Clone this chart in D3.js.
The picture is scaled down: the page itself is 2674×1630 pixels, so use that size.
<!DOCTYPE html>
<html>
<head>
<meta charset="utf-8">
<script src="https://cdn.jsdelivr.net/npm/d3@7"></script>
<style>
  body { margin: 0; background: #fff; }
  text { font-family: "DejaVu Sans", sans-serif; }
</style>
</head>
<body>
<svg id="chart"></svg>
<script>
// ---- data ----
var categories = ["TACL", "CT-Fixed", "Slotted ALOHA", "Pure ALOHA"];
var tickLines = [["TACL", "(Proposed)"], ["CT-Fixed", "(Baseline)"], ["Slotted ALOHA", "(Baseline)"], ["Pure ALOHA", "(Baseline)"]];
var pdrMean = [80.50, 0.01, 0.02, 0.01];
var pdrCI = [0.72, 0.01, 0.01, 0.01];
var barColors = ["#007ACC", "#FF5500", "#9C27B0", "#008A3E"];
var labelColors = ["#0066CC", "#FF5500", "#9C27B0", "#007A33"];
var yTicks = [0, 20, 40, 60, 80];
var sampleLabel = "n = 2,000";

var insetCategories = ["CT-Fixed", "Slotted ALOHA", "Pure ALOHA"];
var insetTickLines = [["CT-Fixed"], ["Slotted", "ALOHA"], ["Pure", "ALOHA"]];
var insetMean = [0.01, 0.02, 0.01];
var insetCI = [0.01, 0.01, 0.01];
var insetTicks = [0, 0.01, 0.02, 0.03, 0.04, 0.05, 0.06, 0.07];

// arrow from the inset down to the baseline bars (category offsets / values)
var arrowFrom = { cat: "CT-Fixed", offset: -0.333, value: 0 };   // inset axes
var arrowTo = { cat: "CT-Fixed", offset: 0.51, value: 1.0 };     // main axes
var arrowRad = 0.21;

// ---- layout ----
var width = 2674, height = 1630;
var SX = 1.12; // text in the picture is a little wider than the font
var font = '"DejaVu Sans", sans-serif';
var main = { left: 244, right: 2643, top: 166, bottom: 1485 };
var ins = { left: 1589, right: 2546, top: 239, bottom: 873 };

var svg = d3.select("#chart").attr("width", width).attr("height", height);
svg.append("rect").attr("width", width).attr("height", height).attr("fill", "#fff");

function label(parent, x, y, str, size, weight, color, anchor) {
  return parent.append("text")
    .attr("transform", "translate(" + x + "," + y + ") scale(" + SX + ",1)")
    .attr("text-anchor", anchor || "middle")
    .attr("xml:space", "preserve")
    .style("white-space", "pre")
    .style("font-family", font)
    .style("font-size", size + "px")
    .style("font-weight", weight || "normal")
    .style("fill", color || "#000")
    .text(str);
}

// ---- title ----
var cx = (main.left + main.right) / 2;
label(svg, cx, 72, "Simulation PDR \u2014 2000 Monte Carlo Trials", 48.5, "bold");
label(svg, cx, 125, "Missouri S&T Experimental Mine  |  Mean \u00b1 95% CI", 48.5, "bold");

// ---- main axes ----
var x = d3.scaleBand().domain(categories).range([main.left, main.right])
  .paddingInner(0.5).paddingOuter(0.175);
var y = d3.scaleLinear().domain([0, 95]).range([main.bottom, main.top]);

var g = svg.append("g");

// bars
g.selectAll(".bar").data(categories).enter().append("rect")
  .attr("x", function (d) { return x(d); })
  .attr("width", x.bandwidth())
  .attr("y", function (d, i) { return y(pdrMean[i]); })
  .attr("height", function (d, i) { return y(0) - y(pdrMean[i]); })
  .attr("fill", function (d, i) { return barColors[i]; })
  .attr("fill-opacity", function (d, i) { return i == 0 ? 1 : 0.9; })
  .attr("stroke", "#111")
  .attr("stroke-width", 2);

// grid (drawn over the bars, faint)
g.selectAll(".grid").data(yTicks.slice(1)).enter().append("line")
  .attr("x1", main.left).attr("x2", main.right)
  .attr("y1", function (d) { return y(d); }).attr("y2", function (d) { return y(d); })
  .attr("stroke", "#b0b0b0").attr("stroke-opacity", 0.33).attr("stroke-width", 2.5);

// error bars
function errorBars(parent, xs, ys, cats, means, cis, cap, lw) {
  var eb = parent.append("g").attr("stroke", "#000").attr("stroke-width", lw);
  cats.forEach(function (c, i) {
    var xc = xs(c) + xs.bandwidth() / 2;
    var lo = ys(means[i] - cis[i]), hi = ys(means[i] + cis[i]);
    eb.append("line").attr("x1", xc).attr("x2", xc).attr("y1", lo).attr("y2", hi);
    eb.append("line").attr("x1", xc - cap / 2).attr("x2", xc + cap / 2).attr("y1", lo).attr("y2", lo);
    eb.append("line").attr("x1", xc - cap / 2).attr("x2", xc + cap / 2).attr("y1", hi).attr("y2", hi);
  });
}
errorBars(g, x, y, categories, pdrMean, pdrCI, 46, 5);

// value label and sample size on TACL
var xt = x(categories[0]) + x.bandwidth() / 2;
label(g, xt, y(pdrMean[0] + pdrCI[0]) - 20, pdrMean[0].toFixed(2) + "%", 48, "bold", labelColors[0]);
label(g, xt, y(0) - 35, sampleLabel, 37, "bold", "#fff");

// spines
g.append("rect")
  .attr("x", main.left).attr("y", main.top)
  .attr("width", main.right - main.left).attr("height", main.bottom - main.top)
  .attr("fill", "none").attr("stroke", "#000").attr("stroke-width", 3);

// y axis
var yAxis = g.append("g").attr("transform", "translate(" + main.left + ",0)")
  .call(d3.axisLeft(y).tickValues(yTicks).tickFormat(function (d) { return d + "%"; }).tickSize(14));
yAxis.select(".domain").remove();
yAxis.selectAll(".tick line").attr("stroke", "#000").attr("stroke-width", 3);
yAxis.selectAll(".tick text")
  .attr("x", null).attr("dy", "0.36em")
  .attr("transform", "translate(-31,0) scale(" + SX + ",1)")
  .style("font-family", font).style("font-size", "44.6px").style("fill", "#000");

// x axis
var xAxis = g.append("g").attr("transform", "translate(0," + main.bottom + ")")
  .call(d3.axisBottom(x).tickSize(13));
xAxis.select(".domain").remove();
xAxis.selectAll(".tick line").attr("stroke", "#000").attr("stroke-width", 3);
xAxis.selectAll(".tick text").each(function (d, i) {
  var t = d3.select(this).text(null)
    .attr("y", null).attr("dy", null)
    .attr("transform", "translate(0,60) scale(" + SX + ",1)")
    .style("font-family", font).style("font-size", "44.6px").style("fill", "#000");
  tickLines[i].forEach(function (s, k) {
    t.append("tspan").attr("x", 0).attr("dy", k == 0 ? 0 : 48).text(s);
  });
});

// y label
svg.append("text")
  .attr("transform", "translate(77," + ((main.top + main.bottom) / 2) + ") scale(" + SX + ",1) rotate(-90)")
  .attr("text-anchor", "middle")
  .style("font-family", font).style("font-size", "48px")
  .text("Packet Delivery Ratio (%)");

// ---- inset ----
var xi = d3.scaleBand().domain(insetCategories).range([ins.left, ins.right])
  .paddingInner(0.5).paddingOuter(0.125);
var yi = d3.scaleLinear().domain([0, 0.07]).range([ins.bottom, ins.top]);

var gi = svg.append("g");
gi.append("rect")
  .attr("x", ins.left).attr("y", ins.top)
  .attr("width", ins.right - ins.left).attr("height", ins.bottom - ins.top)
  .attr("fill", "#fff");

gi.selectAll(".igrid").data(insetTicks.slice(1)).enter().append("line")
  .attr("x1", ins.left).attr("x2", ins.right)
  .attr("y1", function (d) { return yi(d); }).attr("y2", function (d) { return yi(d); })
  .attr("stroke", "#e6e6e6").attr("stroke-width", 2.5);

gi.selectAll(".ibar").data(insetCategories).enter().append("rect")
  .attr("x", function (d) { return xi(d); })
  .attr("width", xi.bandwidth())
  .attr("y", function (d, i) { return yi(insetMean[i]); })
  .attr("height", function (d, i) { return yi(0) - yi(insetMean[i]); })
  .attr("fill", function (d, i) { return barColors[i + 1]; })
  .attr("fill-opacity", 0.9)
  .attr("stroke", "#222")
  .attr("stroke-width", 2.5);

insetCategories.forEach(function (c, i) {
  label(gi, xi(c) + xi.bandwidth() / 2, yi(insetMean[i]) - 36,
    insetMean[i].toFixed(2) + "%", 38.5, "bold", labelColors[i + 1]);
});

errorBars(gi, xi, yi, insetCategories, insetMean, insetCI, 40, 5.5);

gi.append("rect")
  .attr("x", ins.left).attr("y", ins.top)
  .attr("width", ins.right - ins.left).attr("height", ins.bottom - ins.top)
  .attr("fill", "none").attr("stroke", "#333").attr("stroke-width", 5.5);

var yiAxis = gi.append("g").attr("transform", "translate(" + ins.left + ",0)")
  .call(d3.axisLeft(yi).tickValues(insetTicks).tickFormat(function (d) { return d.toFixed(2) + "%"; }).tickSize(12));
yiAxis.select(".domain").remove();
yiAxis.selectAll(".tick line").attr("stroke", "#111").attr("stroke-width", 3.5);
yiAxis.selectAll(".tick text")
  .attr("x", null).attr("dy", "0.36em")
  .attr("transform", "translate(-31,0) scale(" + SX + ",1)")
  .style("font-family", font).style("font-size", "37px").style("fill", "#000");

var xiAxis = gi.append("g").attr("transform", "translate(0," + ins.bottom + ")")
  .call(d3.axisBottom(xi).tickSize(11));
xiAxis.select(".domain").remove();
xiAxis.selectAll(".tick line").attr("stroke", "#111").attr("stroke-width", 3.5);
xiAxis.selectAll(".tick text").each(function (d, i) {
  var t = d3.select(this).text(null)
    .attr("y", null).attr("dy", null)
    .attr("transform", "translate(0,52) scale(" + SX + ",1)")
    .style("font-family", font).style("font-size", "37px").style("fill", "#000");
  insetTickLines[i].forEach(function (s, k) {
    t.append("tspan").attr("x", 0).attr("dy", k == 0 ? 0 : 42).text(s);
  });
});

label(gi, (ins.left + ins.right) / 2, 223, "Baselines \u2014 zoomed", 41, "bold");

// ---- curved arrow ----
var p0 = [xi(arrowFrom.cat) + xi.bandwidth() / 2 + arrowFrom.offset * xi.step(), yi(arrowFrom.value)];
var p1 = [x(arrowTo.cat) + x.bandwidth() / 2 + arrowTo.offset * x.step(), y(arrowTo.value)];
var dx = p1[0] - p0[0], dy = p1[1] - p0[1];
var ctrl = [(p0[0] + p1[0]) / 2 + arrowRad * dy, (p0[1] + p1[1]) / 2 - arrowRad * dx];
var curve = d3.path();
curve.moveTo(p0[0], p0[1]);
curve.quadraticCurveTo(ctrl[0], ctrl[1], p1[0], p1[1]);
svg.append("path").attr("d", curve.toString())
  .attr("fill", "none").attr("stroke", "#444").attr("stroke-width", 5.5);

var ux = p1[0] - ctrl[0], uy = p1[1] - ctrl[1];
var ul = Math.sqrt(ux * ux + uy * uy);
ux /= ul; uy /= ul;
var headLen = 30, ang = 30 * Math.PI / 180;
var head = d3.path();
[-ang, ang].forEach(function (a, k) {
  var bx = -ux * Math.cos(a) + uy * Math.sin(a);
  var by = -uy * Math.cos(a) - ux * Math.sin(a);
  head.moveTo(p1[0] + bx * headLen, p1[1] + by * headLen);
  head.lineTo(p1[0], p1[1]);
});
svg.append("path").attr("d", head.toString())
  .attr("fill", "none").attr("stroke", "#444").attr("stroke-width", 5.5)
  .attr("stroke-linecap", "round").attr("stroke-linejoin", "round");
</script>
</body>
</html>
* * * *
▶ _WHAT THE TASK REQUIRES_:
Start with the line that contains "The picture is scaled" and end with the line that contains "239, bottom: 873"; give those lines again exactly, and no others.

▶ _COMPLETE RESPONSE_:
The picture is scaled down: the page itself is 2674×1630 pixels, so use that size.
<!DOCTYPE html>
<html>
<head>
<meta charset="utf-8">
<script src="https://cdn.jsdelivr.net/npm/d3@7"></script>
<style>
  body { margin: 0; background: #fff; }
  text { font-family: "DejaVu Sans", sans-serif; }
</style>
</head>
<body>
<svg id="chart"></svg>
<script>
// ---- data ----
var categories = ["TACL", "CT-Fixed", "Slotted ALOHA", "Pure ALOHA"];
var tickLines = [["TACL", "(Proposed)"], ["CT-Fixed", "(Baseline)"], ["Slotted ALOHA", "(Baseline)"], ["Pure ALOHA", "(Baseline)"]];
var pdrMean = [80.50, 0.01, 0.02, 0.01];
var pdrCI = [0.72, 0.01, 0.01, 0.01];
var barColors = ["#007ACC", "#FF5500", "#9C27B0", "#008A3E"];
var labelColors = ["#0066CC", "#FF5500", "#9C27B0", "#007A33"];
var yTicks = [0, 20, 40, 60, 80];
var sampleLabel = "n = 2,000";

var insetCategories = ["CT-Fixed", "Slotted ALOHA", "Pure ALOHA"];
var insetTickLines = [["CT-Fixed"], ["Slotted", "ALOHA"], ["Pure", "ALOHA"]];
var insetMean = [0.01, 0.02, 0.01];
var insetCI = [0.01, 0.01, 0.01];
var insetTicks = [0, 0.01, 0.02, 0.03, 0.04, 0.05, 0.06, 0.07];

// arrow from the inset down to the baseline bars (category offsets / values)
var arrowFrom = { cat: "CT-Fixed", offset: -0.333, value: 0 };   // inset axes
var arrowTo = { cat: "CT-Fixed", offset: 0.51, value: 1.0 };     // main axes
var arrowRad = 0.21;

// ---- layout ----
var width = 2674, height = 1630;
var SX = 1.12; // text in the picture is a little wider than the font
var font = '"DejaVu Sans", sans-serif';
var main = { left: 244, right: 2643, top: 166, bottom: 1485 };
var ins = { left: 1589, right: 2546, top: 239, bottom: 873 };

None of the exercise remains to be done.